Return verbatim all lines from the first one in the records to the line with "p.ygrid.grid_line_width = 1", both ends kept.

-- BEGIN --

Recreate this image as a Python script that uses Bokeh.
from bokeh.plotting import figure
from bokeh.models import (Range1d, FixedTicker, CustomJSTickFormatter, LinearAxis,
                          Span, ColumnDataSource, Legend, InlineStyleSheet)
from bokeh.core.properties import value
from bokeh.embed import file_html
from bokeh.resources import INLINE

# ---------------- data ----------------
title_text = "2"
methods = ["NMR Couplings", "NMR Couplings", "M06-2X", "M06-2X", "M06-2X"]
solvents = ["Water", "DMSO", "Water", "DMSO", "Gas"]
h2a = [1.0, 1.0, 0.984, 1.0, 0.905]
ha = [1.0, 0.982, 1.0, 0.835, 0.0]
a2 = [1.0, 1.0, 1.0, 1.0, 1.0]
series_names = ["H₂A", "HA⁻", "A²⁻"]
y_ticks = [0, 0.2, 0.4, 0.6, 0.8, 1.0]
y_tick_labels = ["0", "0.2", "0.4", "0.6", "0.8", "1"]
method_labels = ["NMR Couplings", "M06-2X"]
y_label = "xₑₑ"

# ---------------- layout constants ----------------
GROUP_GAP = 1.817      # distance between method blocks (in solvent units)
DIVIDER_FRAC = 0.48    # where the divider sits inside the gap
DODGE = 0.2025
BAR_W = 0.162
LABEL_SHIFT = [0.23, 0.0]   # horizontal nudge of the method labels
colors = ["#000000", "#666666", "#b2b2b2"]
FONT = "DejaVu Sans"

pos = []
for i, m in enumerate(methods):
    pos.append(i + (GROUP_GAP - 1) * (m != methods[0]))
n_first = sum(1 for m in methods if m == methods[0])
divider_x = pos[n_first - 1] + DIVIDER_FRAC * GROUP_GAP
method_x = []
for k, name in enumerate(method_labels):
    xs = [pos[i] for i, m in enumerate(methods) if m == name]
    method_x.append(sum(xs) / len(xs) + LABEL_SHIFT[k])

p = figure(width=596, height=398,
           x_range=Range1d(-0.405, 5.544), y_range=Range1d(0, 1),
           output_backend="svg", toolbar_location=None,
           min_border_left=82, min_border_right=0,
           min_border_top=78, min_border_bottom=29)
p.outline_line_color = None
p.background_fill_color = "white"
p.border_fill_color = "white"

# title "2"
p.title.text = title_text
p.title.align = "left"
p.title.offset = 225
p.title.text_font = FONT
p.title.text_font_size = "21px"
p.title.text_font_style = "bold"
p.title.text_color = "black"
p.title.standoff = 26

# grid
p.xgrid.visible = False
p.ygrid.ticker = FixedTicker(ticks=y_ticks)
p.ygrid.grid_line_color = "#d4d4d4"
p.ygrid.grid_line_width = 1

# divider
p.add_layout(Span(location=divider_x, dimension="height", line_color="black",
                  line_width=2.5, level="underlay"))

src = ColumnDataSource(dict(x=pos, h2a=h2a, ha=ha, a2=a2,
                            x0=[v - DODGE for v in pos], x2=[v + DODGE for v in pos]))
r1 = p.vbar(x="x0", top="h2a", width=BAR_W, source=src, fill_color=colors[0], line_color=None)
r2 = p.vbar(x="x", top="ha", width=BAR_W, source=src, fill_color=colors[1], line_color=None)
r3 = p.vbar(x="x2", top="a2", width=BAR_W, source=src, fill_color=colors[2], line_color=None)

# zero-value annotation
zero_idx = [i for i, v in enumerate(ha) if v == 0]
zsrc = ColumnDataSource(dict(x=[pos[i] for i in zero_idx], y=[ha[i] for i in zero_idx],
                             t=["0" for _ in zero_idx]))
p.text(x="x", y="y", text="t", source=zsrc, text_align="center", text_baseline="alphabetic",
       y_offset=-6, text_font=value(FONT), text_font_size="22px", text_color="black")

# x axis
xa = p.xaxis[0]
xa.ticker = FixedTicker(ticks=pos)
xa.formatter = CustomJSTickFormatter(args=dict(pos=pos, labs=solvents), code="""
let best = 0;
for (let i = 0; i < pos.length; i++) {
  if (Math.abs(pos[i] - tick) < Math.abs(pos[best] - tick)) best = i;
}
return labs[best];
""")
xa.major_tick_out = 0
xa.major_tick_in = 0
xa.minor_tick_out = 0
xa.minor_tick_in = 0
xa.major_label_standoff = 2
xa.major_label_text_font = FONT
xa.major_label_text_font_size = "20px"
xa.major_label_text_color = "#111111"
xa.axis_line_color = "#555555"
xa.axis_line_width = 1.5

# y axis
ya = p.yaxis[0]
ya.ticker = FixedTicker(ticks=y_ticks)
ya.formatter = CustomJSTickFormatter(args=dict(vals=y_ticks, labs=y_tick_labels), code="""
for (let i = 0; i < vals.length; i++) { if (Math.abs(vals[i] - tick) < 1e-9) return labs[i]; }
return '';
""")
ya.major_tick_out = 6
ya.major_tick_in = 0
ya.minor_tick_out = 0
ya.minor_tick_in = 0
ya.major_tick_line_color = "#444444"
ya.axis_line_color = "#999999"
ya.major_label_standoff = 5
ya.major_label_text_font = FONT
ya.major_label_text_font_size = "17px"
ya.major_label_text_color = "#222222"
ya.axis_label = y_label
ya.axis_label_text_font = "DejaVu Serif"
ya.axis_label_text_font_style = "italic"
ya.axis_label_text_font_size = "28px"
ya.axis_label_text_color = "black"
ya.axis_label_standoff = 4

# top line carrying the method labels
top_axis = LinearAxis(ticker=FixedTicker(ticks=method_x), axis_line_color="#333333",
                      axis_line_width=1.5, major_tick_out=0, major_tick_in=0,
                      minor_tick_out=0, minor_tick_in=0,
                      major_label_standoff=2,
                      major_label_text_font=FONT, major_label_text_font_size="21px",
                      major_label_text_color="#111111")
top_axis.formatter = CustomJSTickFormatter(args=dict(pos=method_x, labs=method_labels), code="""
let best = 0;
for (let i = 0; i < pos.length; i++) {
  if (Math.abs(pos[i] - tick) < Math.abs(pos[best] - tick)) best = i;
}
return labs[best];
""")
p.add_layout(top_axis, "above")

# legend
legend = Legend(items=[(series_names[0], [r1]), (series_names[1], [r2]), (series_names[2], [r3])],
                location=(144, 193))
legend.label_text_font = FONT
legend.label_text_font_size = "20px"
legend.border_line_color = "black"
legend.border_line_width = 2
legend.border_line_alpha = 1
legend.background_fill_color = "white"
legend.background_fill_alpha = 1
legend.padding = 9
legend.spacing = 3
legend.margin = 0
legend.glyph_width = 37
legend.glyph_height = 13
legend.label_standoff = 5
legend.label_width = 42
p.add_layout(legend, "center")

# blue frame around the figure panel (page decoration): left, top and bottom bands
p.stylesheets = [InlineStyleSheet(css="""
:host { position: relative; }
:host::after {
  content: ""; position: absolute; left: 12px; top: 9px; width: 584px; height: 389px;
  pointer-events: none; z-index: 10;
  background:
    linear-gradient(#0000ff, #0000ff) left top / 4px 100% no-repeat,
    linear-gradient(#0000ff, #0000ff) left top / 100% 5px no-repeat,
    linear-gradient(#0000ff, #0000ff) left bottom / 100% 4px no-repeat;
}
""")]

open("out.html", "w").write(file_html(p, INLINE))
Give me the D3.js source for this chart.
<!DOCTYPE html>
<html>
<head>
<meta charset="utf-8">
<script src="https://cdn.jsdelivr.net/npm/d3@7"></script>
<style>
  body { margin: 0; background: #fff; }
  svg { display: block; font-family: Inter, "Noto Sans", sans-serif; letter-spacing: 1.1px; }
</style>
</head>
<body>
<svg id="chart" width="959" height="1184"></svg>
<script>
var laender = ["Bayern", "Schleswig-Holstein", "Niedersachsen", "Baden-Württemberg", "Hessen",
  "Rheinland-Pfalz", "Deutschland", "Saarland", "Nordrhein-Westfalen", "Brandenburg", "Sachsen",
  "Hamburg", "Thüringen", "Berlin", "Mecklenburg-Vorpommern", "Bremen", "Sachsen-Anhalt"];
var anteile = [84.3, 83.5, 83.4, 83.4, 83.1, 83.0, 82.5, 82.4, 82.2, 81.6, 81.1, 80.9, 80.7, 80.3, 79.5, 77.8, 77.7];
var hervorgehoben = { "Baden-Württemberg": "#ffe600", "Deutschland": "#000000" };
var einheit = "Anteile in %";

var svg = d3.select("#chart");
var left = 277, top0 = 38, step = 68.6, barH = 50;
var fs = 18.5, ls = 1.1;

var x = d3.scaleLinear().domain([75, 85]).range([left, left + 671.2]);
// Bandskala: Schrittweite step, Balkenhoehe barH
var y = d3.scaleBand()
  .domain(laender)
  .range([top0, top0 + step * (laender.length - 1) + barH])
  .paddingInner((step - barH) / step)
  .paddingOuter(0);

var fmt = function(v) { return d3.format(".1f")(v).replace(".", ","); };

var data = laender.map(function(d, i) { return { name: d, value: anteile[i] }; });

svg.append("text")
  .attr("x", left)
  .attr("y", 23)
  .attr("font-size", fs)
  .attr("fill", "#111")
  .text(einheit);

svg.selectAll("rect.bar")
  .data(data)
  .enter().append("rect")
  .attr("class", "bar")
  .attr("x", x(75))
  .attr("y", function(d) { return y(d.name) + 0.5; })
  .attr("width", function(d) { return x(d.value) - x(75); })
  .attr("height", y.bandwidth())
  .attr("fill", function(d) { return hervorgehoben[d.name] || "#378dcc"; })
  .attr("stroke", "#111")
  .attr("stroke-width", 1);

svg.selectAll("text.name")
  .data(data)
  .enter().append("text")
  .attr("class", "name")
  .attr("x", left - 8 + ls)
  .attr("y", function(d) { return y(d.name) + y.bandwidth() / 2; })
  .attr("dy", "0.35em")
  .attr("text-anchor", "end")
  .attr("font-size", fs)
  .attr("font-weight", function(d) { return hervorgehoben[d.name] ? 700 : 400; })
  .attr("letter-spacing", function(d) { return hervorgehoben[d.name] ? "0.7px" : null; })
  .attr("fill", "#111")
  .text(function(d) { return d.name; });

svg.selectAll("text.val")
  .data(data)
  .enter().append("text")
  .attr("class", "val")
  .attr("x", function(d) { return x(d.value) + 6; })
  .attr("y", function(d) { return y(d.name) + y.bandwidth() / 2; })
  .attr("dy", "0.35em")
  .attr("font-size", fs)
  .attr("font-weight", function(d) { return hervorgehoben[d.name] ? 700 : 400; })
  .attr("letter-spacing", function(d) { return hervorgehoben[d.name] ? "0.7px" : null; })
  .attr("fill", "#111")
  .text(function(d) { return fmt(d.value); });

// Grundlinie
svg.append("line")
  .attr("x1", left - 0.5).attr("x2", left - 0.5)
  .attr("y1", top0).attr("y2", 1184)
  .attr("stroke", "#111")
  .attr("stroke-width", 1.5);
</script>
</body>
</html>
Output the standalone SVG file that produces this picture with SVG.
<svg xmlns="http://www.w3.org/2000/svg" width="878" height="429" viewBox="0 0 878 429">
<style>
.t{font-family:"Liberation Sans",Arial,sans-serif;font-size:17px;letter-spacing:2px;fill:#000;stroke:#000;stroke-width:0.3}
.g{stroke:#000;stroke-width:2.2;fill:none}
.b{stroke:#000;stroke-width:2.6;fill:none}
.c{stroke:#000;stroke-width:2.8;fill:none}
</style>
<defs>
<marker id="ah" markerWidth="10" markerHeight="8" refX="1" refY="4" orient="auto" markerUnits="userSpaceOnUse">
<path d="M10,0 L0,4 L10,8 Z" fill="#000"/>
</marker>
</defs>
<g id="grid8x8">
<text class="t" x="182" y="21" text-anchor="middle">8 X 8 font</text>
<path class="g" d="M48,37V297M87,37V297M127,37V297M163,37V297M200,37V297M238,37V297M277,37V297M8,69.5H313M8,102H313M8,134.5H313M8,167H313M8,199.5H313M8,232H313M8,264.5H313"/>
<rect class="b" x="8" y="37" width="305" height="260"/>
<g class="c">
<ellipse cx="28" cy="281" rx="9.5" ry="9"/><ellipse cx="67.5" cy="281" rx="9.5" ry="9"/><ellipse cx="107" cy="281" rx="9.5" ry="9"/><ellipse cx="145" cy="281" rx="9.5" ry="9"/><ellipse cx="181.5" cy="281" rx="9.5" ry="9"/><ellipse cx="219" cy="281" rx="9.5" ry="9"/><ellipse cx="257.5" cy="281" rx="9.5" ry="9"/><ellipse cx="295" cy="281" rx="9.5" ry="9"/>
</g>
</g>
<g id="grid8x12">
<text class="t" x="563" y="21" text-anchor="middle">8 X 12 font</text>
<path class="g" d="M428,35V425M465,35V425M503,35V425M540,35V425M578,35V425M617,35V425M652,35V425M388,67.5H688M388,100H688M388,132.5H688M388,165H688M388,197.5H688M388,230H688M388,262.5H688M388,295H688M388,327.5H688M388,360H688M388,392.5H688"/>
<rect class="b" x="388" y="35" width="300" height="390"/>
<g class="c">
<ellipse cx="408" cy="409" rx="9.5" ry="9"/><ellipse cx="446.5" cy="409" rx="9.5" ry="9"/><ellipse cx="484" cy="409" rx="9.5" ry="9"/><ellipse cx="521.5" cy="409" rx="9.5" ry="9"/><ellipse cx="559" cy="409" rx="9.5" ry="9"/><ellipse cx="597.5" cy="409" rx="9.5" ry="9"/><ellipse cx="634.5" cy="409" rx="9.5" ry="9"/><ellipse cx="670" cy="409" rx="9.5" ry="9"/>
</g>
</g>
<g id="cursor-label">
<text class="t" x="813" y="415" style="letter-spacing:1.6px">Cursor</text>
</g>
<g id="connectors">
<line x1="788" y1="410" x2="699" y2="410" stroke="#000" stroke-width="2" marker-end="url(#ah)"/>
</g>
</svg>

-- END --

- _Answer to the task_:
Recreate this image as a Python script that uses Bokeh.
from bokeh.plotting import figure
from bokeh.models import (Range1d, FixedTicker, CustomJSTickFormatter, LinearAxis,
                          Span, ColumnDataSource, Legend, InlineStyleSheet)
from bokeh.core.properties import value
from bokeh.embed import file_html
from bokeh.resources import INLINE

# ---------------- data ----------------
title_text = "2"
methods = ["NMR Couplings", "NMR Couplings", "M06-2X", "M06-2X", "M06-2X"]
solvents = ["Water", "DMSO", "Water", "DMSO", "Gas"]
h2a = [1.0, 1.0, 0.984, 1.0, 0.905]
ha = [1.0, 0.982, 1.0, 0.835, 0.0]
a2 = [1.0, 1.0, 1.0, 1.0, 1.0]
series_names = ["H₂A", "HA⁻", "A²⁻"]
y_ticks = [0, 0.2, 0.4, 0.6, 0.8, 1.0]
y_tick_labels = ["0", "0.2", "0.4", "0.6", "0.8", "1"]
method_labels = ["NMR Couplings", "M06-2X"]
y_label = "xₑₑ"

# ---------------- layout constants ----------------
GROUP_GAP = 1.817      # distance between method blocks (in solvent units)
DIVIDER_FRAC = 0.48    # where the divider sits inside the gap
DODGE = 0.2025
BAR_W = 0.162
LABEL_SHIFT = [0.23, 0.0]   # horizontal nudge of the method labels
colors = ["#000000", "#666666", "#b2b2b2"]
FONT = "DejaVu Sans"

pos = []
for i, m in enumerate(methods):
    pos.append(i + (GROUP_GAP - 1) * (m != methods[0]))
n_first = sum(1 for m in methods if m == methods[0])
divider_x = pos[n_first - 1] + DIVIDER_FRAC * GROUP_GAP
method_x = []
for k, name in enumerate(method_labels):
    xs = [pos[i] for i, m in enumerate(methods) if m == name]
    method_x.append(sum(xs) / len(xs) + LABEL_SHIFT[k])

p = figure(width=596, height=398,
           x_range=Range1d(-0.405, 5.544), y_range=Range1d(0, 1),
           output_backend="svg", toolbar_location=None,
           min_border_left=82, min_border_right=0,
           min_border_top=78, min_border_bottom=29)
p.outline_line_color = None
p.background_fill_color = "white"
p.border_fill_color = "white"

# title "2"
p.title.text = title_text
p.title.align = "left"
p.title.offset = 225
p.title.text_font = FONT
p.title.text_font_size = "21px"
p.title.text_font_style = "bold"
p.title.text_color = "black"
p.title.standoff = 26

# grid
p.xgrid.visible = False
p.ygrid.ticker = FixedTicker(ticks=y_ticks)
p.ygrid.grid_line_color = "#d4d4d4"
p.ygrid.grid_line_width = 1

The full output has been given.